Commentary: Look Out, Chipmakers: This Upturn May Be a Mirage
By Andy Reinhardt
At first glance, chipmakers seem to be getting their groove back. After the worst year ever in the semiconductor business, many companies turned in modestly better results for the first three months of 2002. Preliminary figures from the industry's trade group show first-quarter sales advanced from the final three months of 2001--a break from the usual slump at the start of the year. Chip stocks, although flat since Jan. 2, have handily outperformed the Nasdaq's 14% drop. "We're convinced that revenue bottomed out in the first quarter," says Pasquale Pistorio, CEO of STMicroelectronics (STM ) in Geneva, the world's No. 3 chipmaker. "We're into the new cycle."
Others offer similar hope. Texas Instruments Inc. (TXN ) in Dallas, as well as STMicro, predict second-quarter sales gains of 10% over the first quarter. No. 1 Intel Corp. (INTC ) retains a cautious outlook, with expected second-quarter growth of less than 6%, but said on Apr. 25 it would restart construction of a delayed $2 billion plant in Ireland. And Fairchild Semiconductor International Inc. (FCS ) in South Portland, Me., is hiring workers to boost output.
No wonder analysts in the past three months have raised their predictions for 2002 semiconductor profit growth from 45% to 76%. And chips historically represent the leading edge of demand for all electronic products.
But there's something troubling about this picture. Although chipmakers see bluer skies ahead, their customers--makers of PCs, communications gear, and consumer electronics--aren't ready to declare the storm over. Many of these manufacturers, which account for the bulk of chip demand, announced rocky first quarters and gloomy outlooks. Mobile-phone giant Nokia Corp. (NOK ) just cut its 2002 industry projection by 20 million handsets, for net growth of only 5% to 10%. Researcher Gartner Group Inc. pegs PC growth this year at just 4%, and even red-hot categories such as digital cameras and DVD players show signs of slowing. Worst of all is telecom gear: Analysts say sales could plunge as much as 35% this year.

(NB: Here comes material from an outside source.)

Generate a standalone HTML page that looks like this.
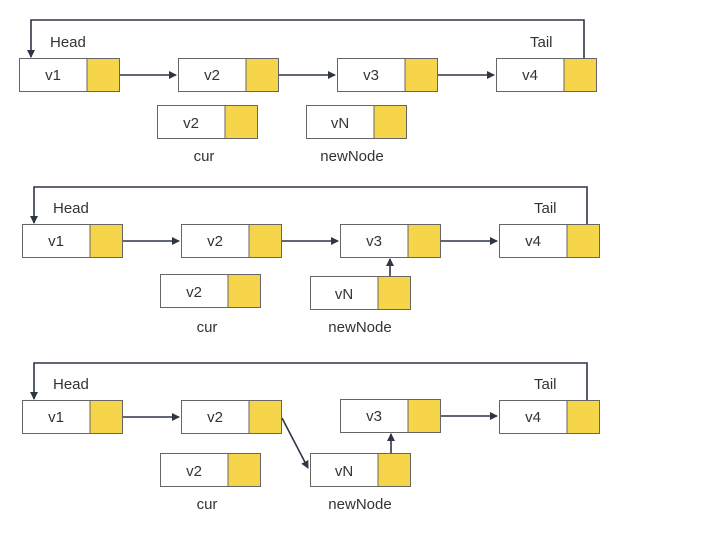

The mismatch in forecasts raises a troubling question: If consumers and corporations aren't buying, where are these chips going, anyway? Right now, they're replenishing depleted stocks throughout the electronics supply chain, where inventories are near historic lows. In other words, chipmakers may be confusing reorders from electronics distributors with a genuine uptick in demand. Yet for the industry to see a sustained upturn, parts have to flow out the other end of the pipe within two quarters, or they'll back up into another inventory bubble.
Some of the industry's more skeptical observers see the risk. Although they still think profits will grow from a sickly 2001, they worry about top-line growth once inventories are topped off. "It's Field of Dreams all over again," says analyst Ashok Kumar of brokerage U.S. Bancorp Piper Jaffray, referring to that movie's famous "If you build it, they will come" line. "Chipmakers are hoping huge demand will materialize, but so far there's no sign of it."
There are already indications that the pipeline is backing up. Intel and archrival Advanced Micro Devices Inc. (AMD ) together built 4 million to 5 million more PC microprocessors in the first quarter than the market consumed, estimates Lehman Brothers Inc. Spot market prices for dynamic memory chips, which tripled between November and February, have since plunged 30%.
Whence all the euphoria, then? Chip buyers may bear some of the blame. Their "wishful thinking and denial" prompted them to raise orders too fast late last year, says Malcolm Penn, president of British chip researcher Future Horizons. Thus the chipmakers may be falling into an age-old trap: At the first sign of an upturn, they all jack up production, flooding the market with too many parts that end up marked down or destroyed.
So far, chipmakers are sticking to their guns. Jean-Philippe Dauvin, chief economist at STMicro, admits there could be an "air pocket" between the current inventory replenishment and an upsurge in true demand, which he figures will kick in later this year. That's what all chipmakers are counting on. But if the second half stays bearish, get ready for another agonizing year in chips.
Reinhardt covers European technology from Paris.